Dataset rows
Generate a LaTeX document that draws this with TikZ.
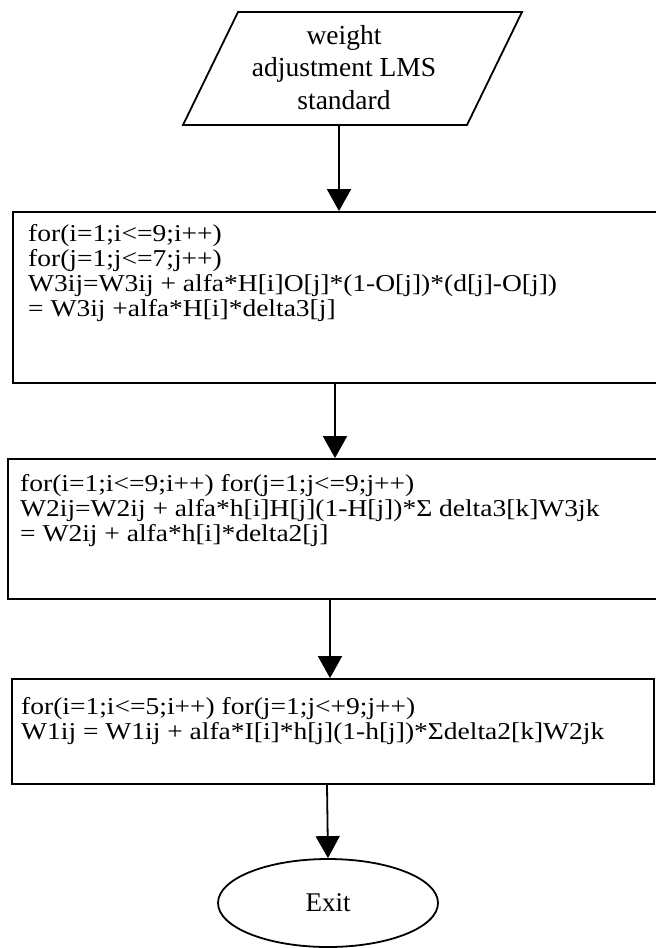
\documentclass[tikz,border=0pt]{standalone}
\usepackage{fontspec}
\setmainfont{Liberation Serif}
\usetikzlibrary{arrows.meta,shapes.geometric}

\tikzset{
  flowline/.style={line width=1.8pt},
  arr/.style={flowline,-{Triangle[width=24pt,length=22pt]}},
  stepbox/.style={draw,flowline,rectangle,inner sep=0pt},
  txt/.style={inner sep=0pt,font=\fontsize{27.5}{32.5}\selectfont},
  % box texts: slightly squat glyphs and tight single spacing
  lefttxt/.style={inner sep=0pt,font=\fontsize{27.5}{28.5}\selectfont,
                  align=left,anchor=north west,yscale=0.88,transform shape},
}

\begin{document}
\begin{tikzpicture}[x=1pt,y=-1pt]
\useasboundingbox (0,0) rectangle (656,948);
\clip (0,0) rectangle (656,948);

% input parallelogram
\coordinate (pTL) at (238,12);
\coordinate (pTR) at (522,12);
\coordinate (pBR) at (467,125);
\coordinate (pBL) at (183,125);
\draw[flowline] (pTL) -- (pTR) -- (pBR) -- (pBL) -- cycle;
\coordinate (startout) at (339,125);
\node[txt,align=center,anchor=north] (starttxt) at (344,25)
  {weight\\adjustment LMS\\standard};

% output-layer weights
\node[stepbox,minimum width=667pt,minimum height=171pt] (b1) at (346.5,297.5) {};
\node[lefttxt] (t1) at (28,224)
  {for(i=1;i<=9;i++)\\for(j=1;j<=7;j++)\\W3ij=W3ij + alfa*H[i]O[j]*(1-O[j])*(d[j]-O[j])\\= W3ij +alfa*H[i]*delta3[j]};

% hidden-layer weights
\node[stepbox,minimum width=672pt,minimum height=140pt] (b2) at (344,529) {};
\node[lefttxt] (t2) at (20,474)
  {for(i=1;i<=9;i++) for(j=1;j<=9;j++)\\W2ij=W2ij + alfa*h[i]H[j](1-H[j])*Σ delta3[k]W3jk\\= W2ij + alfa*h[i]*delta2[j]};

% input-layer weights
\node[stepbox,minimum width=642pt,minimum height=105pt] (b3) at (333,731.5) {};
\node[lefttxt] (t3) at (21,697)
  {for(i=1;i<=5;i++) for(j=1;j<+9;j++)\\W1ij = W1ij + alfa*I[i]*h[j](1-h[j])*Σdelta2[k]W2jk};

% terminator
\node[draw,flowline,ellipse,minimum width=220pt,minimum height=88pt,inner sep=0pt,
      font=\fontsize{27}{32.5}\selectfont] (exit) at (328,903) {Exit};

% connectors
\draw[arr] (startout) -- ([xshift=-7.5pt]b1.north);
\draw[arr] ([xshift=-11.5pt]b1.south) -- ([xshift=-9pt]b2.north);
\draw[arr] ([xshift=-14pt]b2.south) -- ([xshift=-3pt]b3.north);
\draw[arr] ([xshift=-6pt]b3.south) -- (exit.north);
\end{tikzpicture}
\end{document}
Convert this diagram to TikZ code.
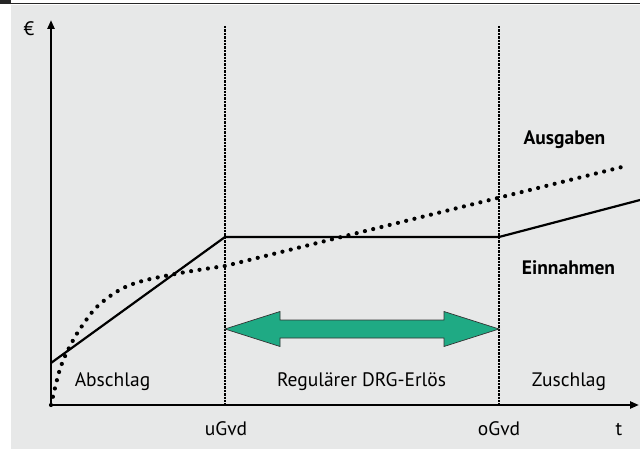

* _Task details_
Write the records out again in full, exactly, and skip every picture.

* _Answer_
Generate a LaTeX document that draws this with TikZ.
\documentclass[tikz,border=0pt]{standalone}
\usepackage{fontspec}
\setmainfont{Liberation Serif}
\usetikzlibrary{arrows.meta,shapes.geometric}

\tikzset{
  flowline/.style={line width=1.8pt},
  arr/.style={flowline,-{Triangle[width=24pt,length=22pt]}},
  stepbox/.style={draw,flowline,rectangle,inner sep=0pt},
  txt/.style={inner sep=0pt,font=\fontsize{27.5}{32.5}\selectfont},
  % box texts: slightly squat glyphs and tight single spacing
  lefttxt/.style={inner sep=0pt,font=\fontsize{27.5}{28.5}\selectfont,
                  align=left,anchor=north west,yscale=0.88,transform shape},
}

\begin{document}
\begin{tikzpicture}[x=1pt,y=-1pt]
\useasboundingbox (0,0) rectangle (656,948);
\clip (0,0) rectangle (656,948);

% input parallelogram
\coordinate (pTL) at (238,12);
\coordinate (pTR) at (522,12);
\coordinate (pBR) at (467,125);
\coordinate (pBL) at (183,125);
\draw[flowline] (pTL) -- (pTR) -- (pBR) -- (pBL) -- cycle;
\coordinate (startout) at (339,125);
\node[txt,align=center,anchor=north] (starttxt) at (344,25)
  {weight\\adjustment LMS\\standard};

% output-layer weights
\node[stepbox,minimum width=667pt,minimum height=171pt] (b1) at (346.5,297.5) {};
\node[lefttxt] (t1) at (28,224)
  {for(i=1;i<=9;i++)\\for(j=1;j<=7;j++)\\W3ij=W3ij + alfa*H[i]O[j]*(1-O[j])*(d[j]-O[j])\\= W3ij +alfa*H[i]*delta3[j]};

% hidden-layer weights
\node[stepbox,minimum width=672pt,minimum height=140pt] (b2) at (344,529) {};
\node[lefttxt] (t2) at (20,474)
  {for(i=1;i<=9;i++) for(j=1;j<=9;j++)\\W2ij=W2ij + alfa*h[i]H[j](1-H[j])*Σ delta3[k]W3jk\\= W2ij + alfa*h[i]*delta2[j]};

% input-layer weights
\node[stepbox,minimum width=642pt,minimum height=105pt] (b3) at (333,731.5) {};
\node[lefttxt] (t3) at (21,697)
  {for(i=1;i<=5;i++) for(j=1;j<+9;j++)\\W1ij = W1ij + alfa*I[i]*h[j](1-h[j])*Σdelta2[k]W2jk};

% terminator
\node[draw,flowline,ellipse,minimum width=220pt,minimum height=88pt,inner sep=0pt,
      font=\fontsize{27}{32.5}\selectfont] (exit) at (328,903) {Exit};

% connectors
\draw[arr] (startout) -- ([xshift=-7.5pt]b1.north);
\draw[arr] ([xshift=-11.5pt]b1.south) -- ([xshift=-9pt]b2.north);
\draw[arr] ([xshift=-14pt]b2.south) -- ([xshift=-3pt]b3.north);
\draw[arr] ([xshift=-6pt]b3.south) -- (exit.north);
\end{tikzpicture}
\end{document}
Convert this diagram to TikZ code.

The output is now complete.